- Born: 1967 Douar Mnoud, Al Hoceima province
- Occupation: Politician.
- Known for: MP for Al Ahd party. Calling for self-determination of the Rif region.

= Said Chaou =

Politician

Said Chaou (سعيد شوعو, born 1967), is a Moroccan-Dutch politician. He has been an MP in the Moroccan parliament between 2007 and 2010, before leaving the country in the same year and gradually becoming a vocal critic of the policy of King Mohammed VI. In late 2014, he joined the so-called 18 September movement, which calls for self-determination of the Rif region.

== Life and career ==

Said Chaou was born in Morocco and in 1985, he immigrated to the Netherlands with his family. Chaou admits that he had a number of entrepreneurial ventures in the Netherlands including owning a Cannabis coffeeshop between 1991 and 1998 in Roosendaal (City in Province of North Brabant, Netherlands). In 2003, Chaou settled in Morocco and was elected to the Moroccan house of representative in the legislative elections of 2007, representing the Al Ahd party. This period coincided with the creation of the "palace party" (the so-called Authenticity and Modernity Party PAM) by the kings senior advisor and close friend, Fouad Ali El Himma. The PAM tried to absorb a number of smaller parties, including the Al Ahd, and Chaou had unclear relations with this new political formation at the time, which was particularly active in the Rif region, especially considering that he's the cousin of the close associate of El Himma and current Secretary General of the PAM, Ilyas El Omari.

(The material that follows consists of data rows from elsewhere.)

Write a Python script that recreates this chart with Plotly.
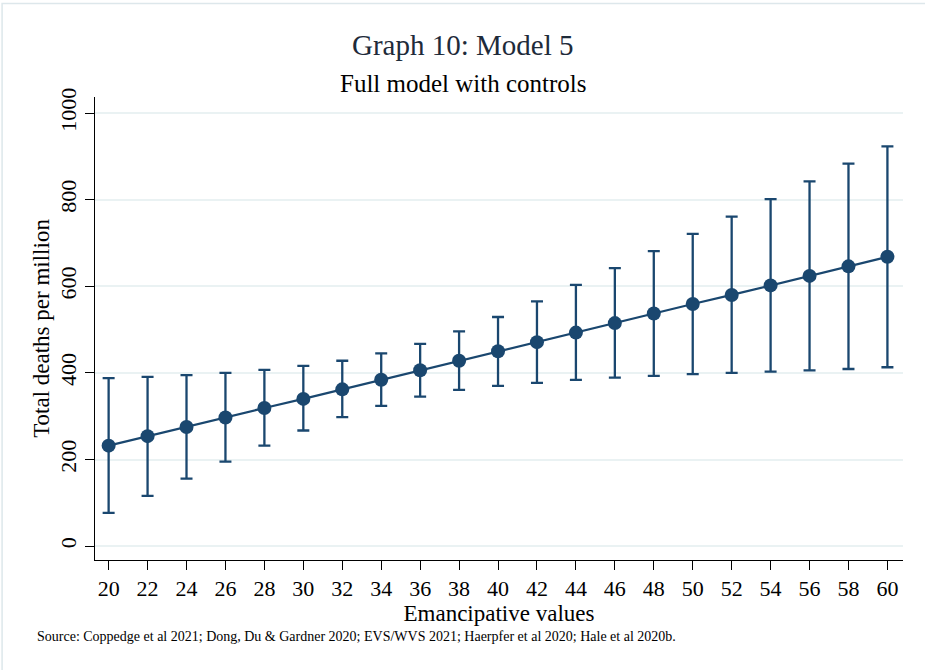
import plotly.graph_objects as go

emancipative = [20, 22, 24, 26, 28, 30, 32, 34, 36, 38, 40, 42, 44, 46, 48, 50, 52, 54, 56, 58, 60]
estimate = [232, 254, 275, 297, 319, 340, 362, 384, 406, 428, 450, 471, 493, 515, 537, 559, 580, 602, 624, 646, 668]
ci_upper = [388, 391, 395, 400, 407, 416, 428, 445, 467, 496, 529, 565, 603, 642, 681, 721, 761, 801, 842, 883, 923]
ci_lower = [77, 116, 156, 195, 232, 267, 298, 324, 345, 361, 370, 377, 384, 389, 393, 397, 400, 403, 406, 409, 413]
y_ticks = [0, 200, 400, 600, 800, 1000]

navy = "#1a476f"
font = "Liberation Serif"

err_plus = [u - e for u, e in zip(ci_upper, estimate)]
err_minus = [e - l for e, l in zip(estimate, ci_lower)]

fig = go.Figure()
fig.add_trace(go.Scatter(
    x=emancipative, y=estimate, mode="lines+markers",
    line=dict(color=navy, width=2.2),
    marker=dict(color=navy, size=14),
    error_y=dict(type="data", symmetric=False, array=err_plus, arrayminus=err_minus,
                 color=navy, thickness=2.3, width=6),
    showlegend=False,
))

fig.update_layout(
    width=925, height=670,
    margin=dict(l=95, r=22, t=97, b=110),
    paper_bgcolor="white", plot_bgcolor="white",
    font=dict(family=font, color="black"),
    xaxis=dict(range=[19.3, 60.8], tickvals=emancipative, ticks="outside", ticklen=9,
               tickcolor="black", showline=True, linecolor="black", linewidth=1,
               showgrid=False, zeroline=False, tickfont=dict(size=22, family=font),
               title=dict(text="Emancipative values", font=dict(size=23, family=font), standoff=2)),
    yaxis=dict(range=[-32, 1037], tickvals=y_ticks, ticks="outside", ticklen=9,
               tickcolor="black", showline=True, linecolor="black", linewidth=1,
               showgrid=True, gridcolor="#eaf2f3", gridwidth=1.5, zeroline=False,
               tickangle=-90, tickfont=dict(size=22, family=font),
               title=dict(text="Total deaths per million", font=dict(size=23, family=font), standoff=0)),
)

fig.add_annotation(text="Graph 10: Model 5", xref="paper", yref="paper",
                   x=0.456, y=1.112, xanchor="center", yanchor="middle", showarrow=False,
                   font=dict(size=29, family=font, color="#1e2b3a"))
fig.add_annotation(text="Full model with controls", xref="paper", yref="paper",
                   x=0.456, y=1.030, xanchor="center", yanchor="middle", showarrow=False,
                   font=dict(size=25, family=font, color="black"))

fig.add_annotation(
    text="Source: Coppedge et al 2021; Dong, Du & Gardner 2020; EVS/WVS 2021; Haerpfer et al 2020; Hale et al 2020b.",
    xref="paper", yref="paper", x=-0.0743, y=-0.166, xanchor="left", yanchor="middle",
    showarrow=False, font=dict(size=14, family=font, color="black"))

fig.add_shape(type="rect", xref="paper", yref="paper",
              x0=-0.115, x1=1.1, y0=-0.3, y1=1.202,
              line=dict(color="#dde7eb", width=1.5), layer="above")

fig.write_html("out.html")
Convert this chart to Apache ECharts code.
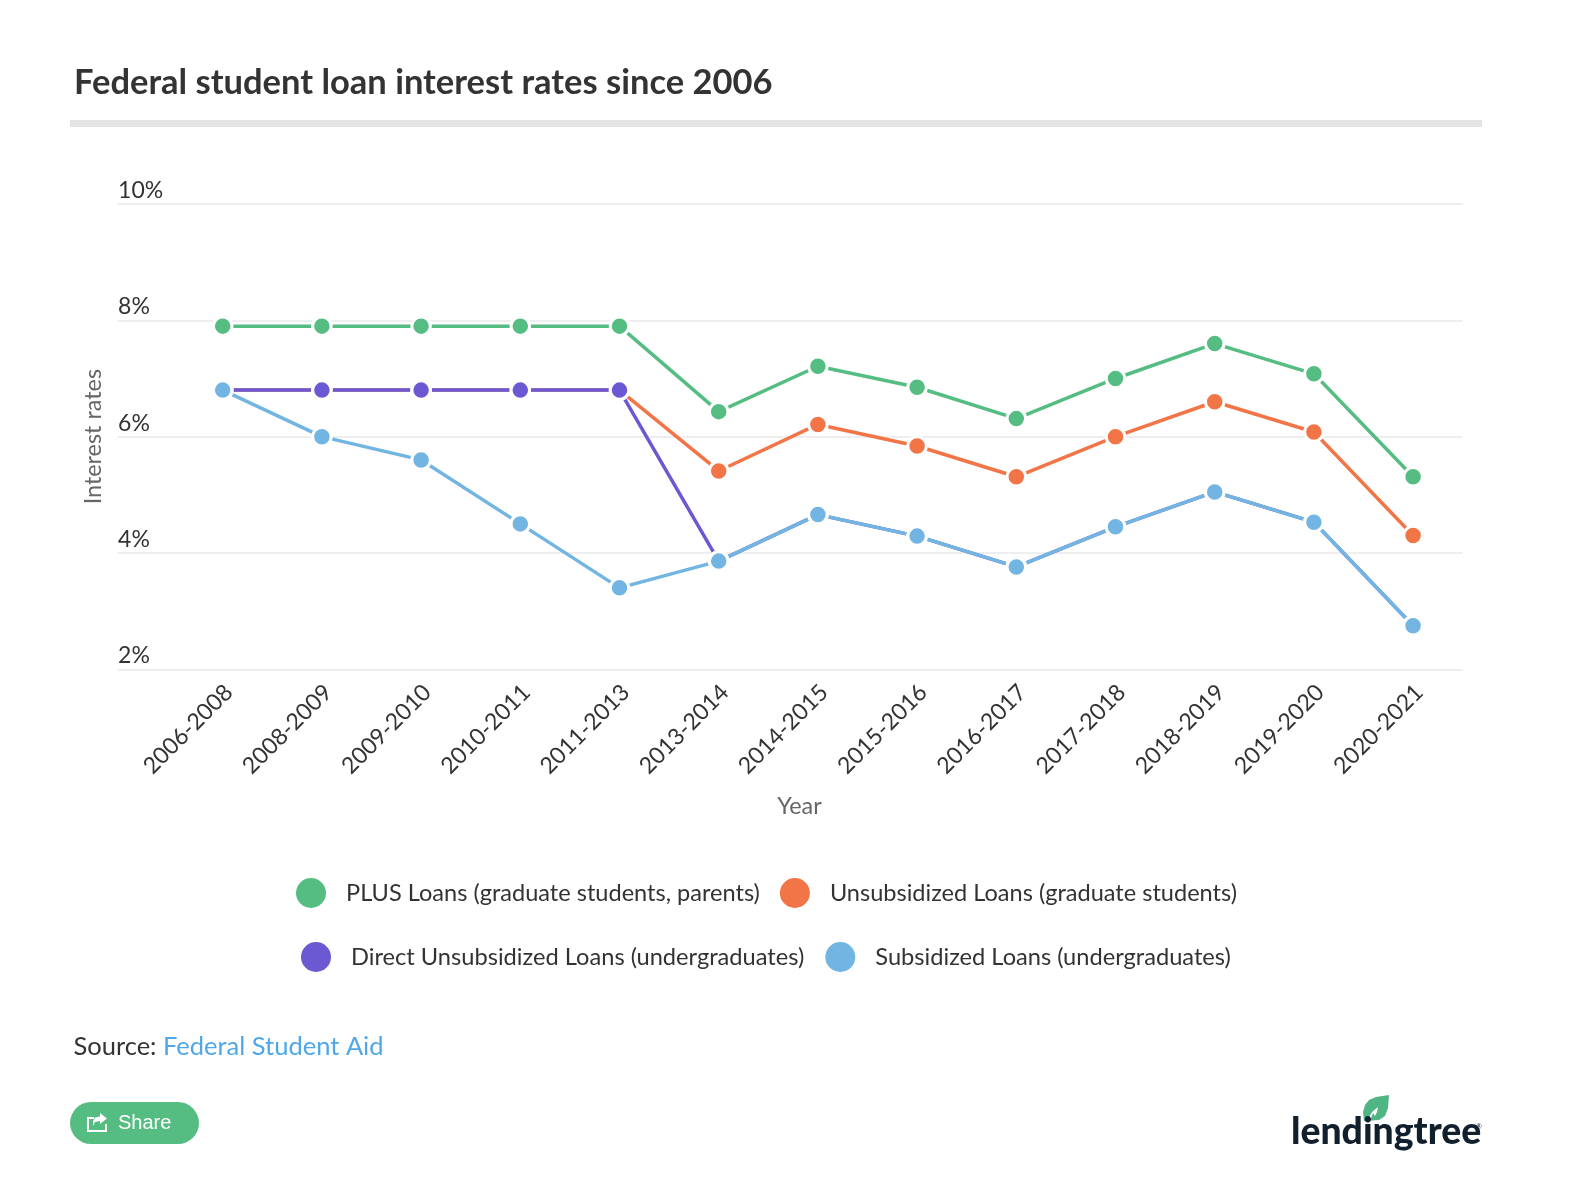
<!DOCTYPE html>
<html><head><meta charset="utf-8">
<style>html,body{margin:0;padding:0;background:#fff}#c{width:1594px;height:1204px}</style>
<script src="https://cdn.jsdelivr.net/npm/echarts@6/dist/echarts.min.js"></script>
</head><body><div id="c"></div>
<script>
const years = ['2006-2008','2008-2009','2009-2010','2010-2011','2011-2013','2013-2014','2014-2015','2015-2016','2016-2017','2017-2018','2018-2019','2019-2020','2020-2021'];
const plusLoans = [7.9,7.9,7.9,7.9,7.9,6.43,7.21,6.85,6.31,7.0,7.6,7.08,5.31];
const unsubGrad = [6.8,6.8,6.8,6.8,6.8,5.41,6.21,5.84,5.31,6.0,6.6,6.08,4.3];
const directUnsub = [6.8,6.8,6.8,6.8,6.8,3.86,4.66,4.29,3.76,4.45,5.05,4.53,2.75];
const subsidized = [6.8,6.0,5.6,4.5,3.4,3.86,4.66,4.29,3.76,4.45,5.05,4.53,2.75];
const names = ['PLUS Loans (graduate students, parents)','Unsubsidized Loans (graduate students)','Direct Unsubsidized Loans (undergraduates)','Subsidized Loans (undergraduates)'];
const colors = ['#56bd82','#f27547','#6b59d3','#72b5e3'];
const values = [plusLoans,unsubGrad,directUnsub,subsidized];
const F = 'Lato', TXT = '#333333';

const legendCommon = {icon:'circle',itemWidth:30,itemHeight:30,selectedMode:false,orient:'horizontal',padding:0,
  itemStyle:{borderWidth:0}};
const legendText = s => ({fontFamily:F,fontSize:s,color:TXT,padding:[0,0,0,15]});

const chart = echarts.init(document.getElementById('c'),null,{renderer:'canvas'});
chart.setOption({
  animation:false,
  backgroundColor:'#fff',
  title:{text:'Federal student loan interest rates since 2006',left:74,top:65,padding:0,
    textStyle:{fontFamily:F,fontWeight:'bold',fontSize:34.5,color:TXT}},
  grid:{left:173.1,right:1594-1462.7,top:204,bottom:1204-669.3,containLabel:false},
  legend:[
    Object.assign({},legendCommon,{data:names.slice(0,2),left:296,top:878,itemGap:20,textStyle:legendText(23.55)}),
    Object.assign({},legendCommon,{data:names.slice(2),left:301,top:942,itemGap:21,textStyle:legendText(23.65)})
  ],
  xAxis:{type:'category',data:years,boundaryGap:true,
    axisLine:{show:false},axisTick:{show:false},splitLine:{show:false},
    name:'Year',nameLocation:'middle',nameGap:126,
    nameTextStyle:{fontFamily:F,fontSize:23.4,color:'#666',padding:[0,37,0,0]},
    axisLabel:{rotate:45,fontFamily:F,fontSize:23,color:TXT,margin:13,interval:0,verticalAlign:'top',lineHeight:17.5}},
  yAxis:{type:'value',min:2,max:10,interval:2,
    axisLine:{show:false},
    axisTick:{show:true,length:55.4,lineStyle:{color:'#eeeeee',width:2}},
    splitLine:{show:true,lineStyle:{color:'#eeeeee',width:2}},
    name:'Interest rates',nameLocation:'middle',nameGap:68,
    nameTextStyle:{fontFamily:F,fontSize:23.4,color:'#666'},
    axisLabel:{fontFamily:F,fontSize:23,color:TXT,align:'left',verticalAlign:'bottom',margin:55,lineHeight:27,
      formatter:v=>v+'%'}},
  series:names.map((n,i)=>({
    name:n,type:'line',data:values[i],smooth:false,
    lineStyle:{color:colors[i],width:3.5},
    symbol:'circle',symbolSize:18.5,showSymbol:true,
    itemStyle:{color:colors[i],borderColor:'#fff',borderWidth:3},
    emphasis:{disabled:true}
  })),
  graphic:[
    {type:'rect',silent:true,shape:{x:70,y:120,width:1412,height:7},style:{fill:'#e4e4e4'}},
    {type:'text',silent:true,x:73.5,y:1047,style:{
      text:'{a|Source: }{b|Federal Student Aid}',verticalAlign:'middle',
      rich:{a:{fontFamily:F,fontSize:25.5,fill:TXT},b:{fontFamily:F,fontSize:25.5,fill:'#4ea7e8'}}}},
    {type:'rect',silent:true,shape:{x:70,y:1102,width:129,height:42,r:21},style:{fill:'#56bd82'}},
    {type:'polyline',silent:true,shape:{points:[[94,1118],[88,1118],[88,1131],[106,1131],[106,1124]]},
      style:{fill:'none',stroke:'#fff',lineWidth:2}},
    {type:'polygon',silent:true,shape:{points:[[100,1113],[107,1118.5],[100,1124],[100,1121],[95,1122],[93,1126],[93,1121],[95,1117.5],[100,1116.5]]},
      style:{fill:'#fff'}},
    {type:'text',silent:true,x:118,y:1123,style:{text:'Share',fontFamily:'Liberation Sans',fontSize:20,fill:'#fff',verticalAlign:'middle'}},
    {type:'polygon',silent:true,shape:{points:[[1389,1095],[1376,1097],[1369,1100],[1365,1105],[1363,1112],[1364,1121],[1379,1120],[1385,1116],[1388,1108]]},
      style:{fill:'#4fb583'}},
    {type:'polygon',silent:true,shape:{points:[[1367,1121],[1372,1112],[1378,1107],[1377,1112],[1375,1116],[1373,1113],[1370,1121]]},
      style:{fill:'#fff'}},
    {type:'text',silent:true,x:1291,y:1132,style:{text:'lendingtree',fontFamily:F,fontWeight:900,fontSize:37.3,fill:'#12202e',verticalAlign:'middle'}},
    {type:'text',silent:true,x:1476,y:1127,style:{text:'®',fontFamily:F,fontSize:7,fill:'#12202e',verticalAlign:'middle'}},
  ]
});
</script></body></html>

== Moroccan Diplomatic row with the Netherlands over the extradition of Chaou ==

On 21 March 2010, Chaou left Morocco and a few months later Morocco demanded his extradition for alleged participation in the "Hashish smuggling activities", an accusation which Chaou insists are cooked up charges on political backgrounds for his activities related to the creation of the PAM party. The Netherlands has so far refused to execute the demands of the Moroccans to extradite Chaou, and this culminated into a diplomatic crisis on 23 June, when the king Mohammed VI recalled his ambassador in the Netherlands immediately after a live Facebook broadcast by Chaou, in which he talked about the repression going on in the Rif region by the King's forces in response to the Hirak Rif protest movement. The Dutch response was that whilst it was committed to cooperation with the Moroccan government in strict respect of international law, it considered the reaction of the Moroccan government "incomprehensible and futile".